Dito de outro modo, uma pessoa termina por ir contra o que é
valioso para ela mesma, sendo o suicídio o representante de um caso extremo de
evitação experimental. A natureza paradoxal do transtorno de evitação
experimental radica, precisamente, no fato da pessoa que o sofre estar
implicada em fazer o que entende que deve fazer para eliminar o sofrimento
(empregando tempo e esforço em tal objetivo).
No entanto, o que obtemos ao longo prazo é que aquilo que
faz a pessoa sofrer está cada vez mais presente, e sua vida cada vez mais
fechada.
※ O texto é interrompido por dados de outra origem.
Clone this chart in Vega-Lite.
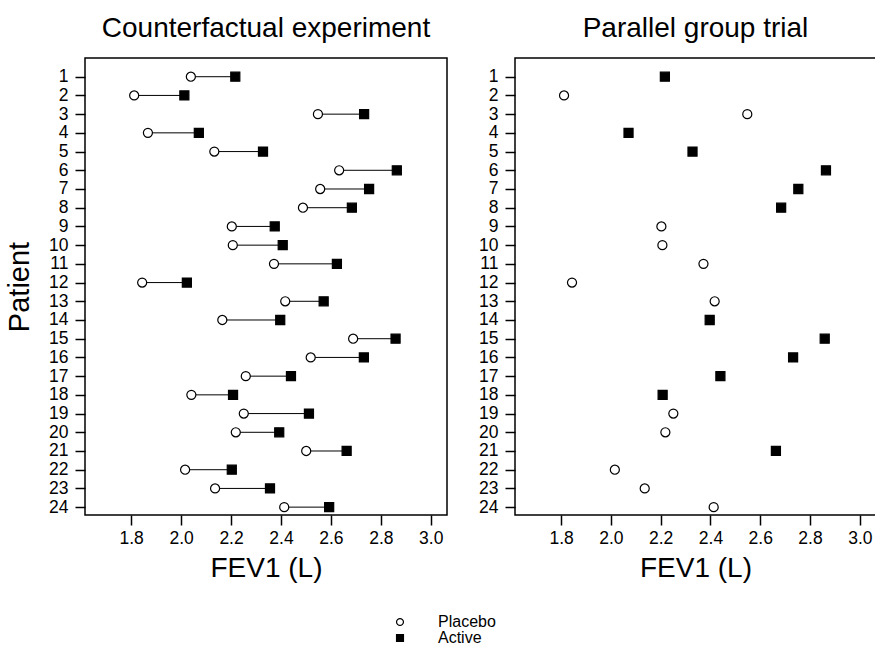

Ela se vê impossibilitada de seguir em frente com a obtenção das metas
e dos valores que são importantes para ela.
Aplicações da terapia
de aceitação e compromisso
Uma análise dos estudos publicados sobre a terapia de
aceitação e compromisso parece demonstrar que os grupos de transtornos onde foi
reunido um maior corpo científico são, nesta ordem:
• Os transtornos de ansiedade
• Os vícios
• Os transtornos de humor
• Os quadros psicóticos
É bem possível que esta eficácia diferencial esteja
relacionada, por um lado, com a ênfase que ACT coloca na aceitação – um
componente sem dúvidas necessário diante de experiências associadas com a dor
emocional (ansiedade, depressão, luto, transtorno pós-traumático, etc) – e por
outro, na potencialização do compromisso pessoal – o que, por outro lado,
parece crucial para abordar transtornos que envolvem comportamentos que colocam
em risco a saúde (práticas sexuais de risco, consumo de álcool e drogas, etc).
Conseguir que o paciente se distancie e possa chegar a
colocar em questão seus pensamentos e ideias pode ser uma ajuda básica para o
tratamento de qualquer surto psicótico. É importante indicar que, em todos os
casos, a população que pode se beneficiar desta terapia se limita a adultos
verbalmente competentes.
Referências
bibliográficas
Kelly G. Wilson, M. Carmen Luciano Soriano. Terapia de
aceptación y compromiso (ACT). Madrid. Pirámide.